• [Required task] Give back exactly the lines from the beginning of the listing below to the line holding "-30.17, -32.26, -32.47]", both ends included; the pictures stay out.

==== Data extract ====

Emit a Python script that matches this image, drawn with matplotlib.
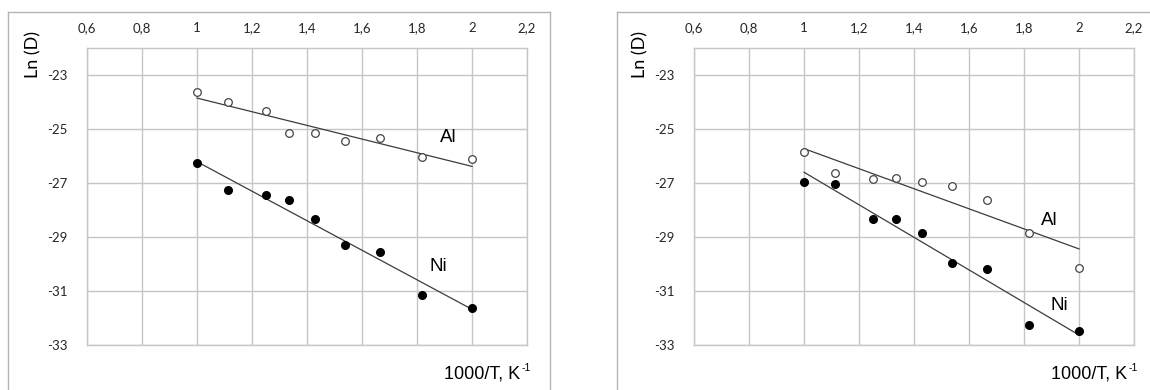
import numpy as np
import matplotlib
matplotlib.use("Agg")
import matplotlib.pyplot as plt
from matplotlib.lines import Line2D

plt.rcParams['font.family'] = ['Liberation Sans', 'DejaVu Sans']

# ---- data ----
inv_T = [1.0, 1.111, 1.25, 1.333, 1.429, 1.538, 1.667, 1.818, 2.0]

left_al = [-23.64, -23.99, -24.33, -25.13, -25.13, -25.45, -25.34, -26.05, -26.12]
left_ni = [-26.26, -27.25, -27.46, -27.64, -28.33, -29.28, -29.55, -31.15, -31.64]

right_al = [-25.87, -26.64, -26.87, -26.81, -26.98, -27.12, -27.63, -28.86, -30.16]
right_ni = [-26.96, -27.05, -28.33, -28.33, -28.86, -29.97, -30.17, -32.26, -32.47]

x_ticks = [0.6, 0.8, 1.0, 1.2, 1.4, 1.6, 1.8, 2.0, 2.2]
x_ticklabels = ["0,6", "0,8", "1", "1,2", "1,4", "1,6", "1,8", "2", "2,2"]
y_ticks = [-33, -31, -29, -27, -25, -23]
y_ticklabels = ["-33", "-31", "-29", "-27", "-25", "-23"]

panels = [
    dict(al=left_al, ni=left_ni, al_lbl=(1.912, -25.33), ni_lbl=(1.879, -30.11)),
    dict(al=right_al, ni=right_ni, al_lbl=(1.892, -28.39), ni_lbl=(1.929, -31.53)),
]

W, H = 1150, 390
fig = plt.figure(figsize=(W / 100, H / 100), dpi=100)

grid_col = "#c6c6c6"
frame_col = "#b4b4b4"
line_col = "#3c3c3c"

ax_lefts_px = [87, 694]
ax_w_px = 440
ax_top_px, ax_bot_px = 48, 345

# outer frames (chart area borders)
for (x0, x1) in [(8, 550), (617, 1160)]:
    for xs, ys in [([x0, x0], [12, 400]), ([x1, x1], [12, 400]), ([x0, x1], [12, 12])]:
        fig.add_artist(Line2D([v / W for v in xs], [1 - v / H for v in ys],
                              transform=fig.transFigure, color=frame_col, lw=1.0))

for left_px, p in zip(ax_lefts_px, panels):
    ax = fig.add_axes([left_px / W, 1 - ax_bot_px / H, ax_w_px / W, (ax_bot_px - ax_top_px) / H])
    ax.set_xlim(0.6, 2.2)
    ax.set_ylim(-33, -22)
    ax.set_xticks(x_ticks)
    ax.set_xticklabels(x_ticklabels, family=['Lato', 'DejaVu Sans'])
    ax.set_yticks(y_ticks)
    ax.set_yticklabels(y_ticklabels, family=['Lato', 'DejaVu Sans'])
    ax.xaxis.tick_top()
    ax.tick_params(axis='both', length=0, labelsize=9.5, colors="#262626")
    ax.tick_params(axis='x', pad=10)
    ax.tick_params(axis='y', pad=14)
    ax.grid(True, color=grid_col, lw=1.0)
    ax.set_axisbelow(True)
    for s in ax.spines.values():
        s.set_color(grid_col)
        s.set_linewidth(1.0)

    xs = np.array(inv_T)
    for ys in (p['al'], p['ni']):
        k, b = np.polyfit(xs, np.array(ys), 1)
        ax.plot([xs[0], xs[-1]], [k * xs[0] + b, k * xs[-1] + b], color=line_col, lw=0.9, zorder=3)

    ax.plot(inv_T, p['al'], 'o', ms=5.5, mfc='white', mec='#444444', mew=0.9, ls='none', zorder=4)
    ax.plot(inv_T, p['ni'], 'o', ms=5.5, mfc='black', mec='black', ls='none', zorder=4)

    ax.text(*p['al_lbl'], "Al", fontsize=13.5, ha='center', va='center', zorder=5)
    ax.text(*p['ni_lbl'], "Ni", fontsize=13.5, ha='center', va='center', zorder=5)

    ax.text(-0.123, 0.977, "Ln (D)", rotation=90, fontsize=13, ha='center', va='center',
            family=['Lato', 'DejaVu Sans'], transform=ax.transAxes)
    ax.text(0.984, -0.114, "1000/T, K", fontsize=13, ha='right', va='baseline',
            transform=ax.transAxes)
    ax.text(0.988, -0.060, "-1", fontsize=7.5, ha='left', va='top',
            transform=ax.transAxes)

fig.savefig("out.png", dpi=100, facecolor='white')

====

• [Solution]
Emit a Python script that matches this image, drawn with matplotlib.
import numpy as np
import matplotlib
matplotlib.use("Agg")
import matplotlib.pyplot as plt
from matplotlib.lines import Line2D

plt.rcParams['font.family'] = ['Liberation Sans', 'DejaVu Sans']

# ---- data ----
inv_T = [1.0, 1.111, 1.25, 1.333, 1.429, 1.538, 1.667, 1.818, 2.0]

left_al = [-23.64, -23.99, -24.33, -25.13, -25.13, -25.45, -25.34, -26.05, -26.12]
left_ni = [-26.26, -27.25, -27.46, -27.64, -28.33, -29.28, -29.55, -31.15, -31.64]

right_al = [-25.87, -26.64, -26.87, -26.81, -26.98, -27.12, -27.63, -28.86, -30.16]
right_ni = [-26.96, -27.05, -28.33, -28.33, -28.86, -29.97, -30.17, -32.26, -32.47]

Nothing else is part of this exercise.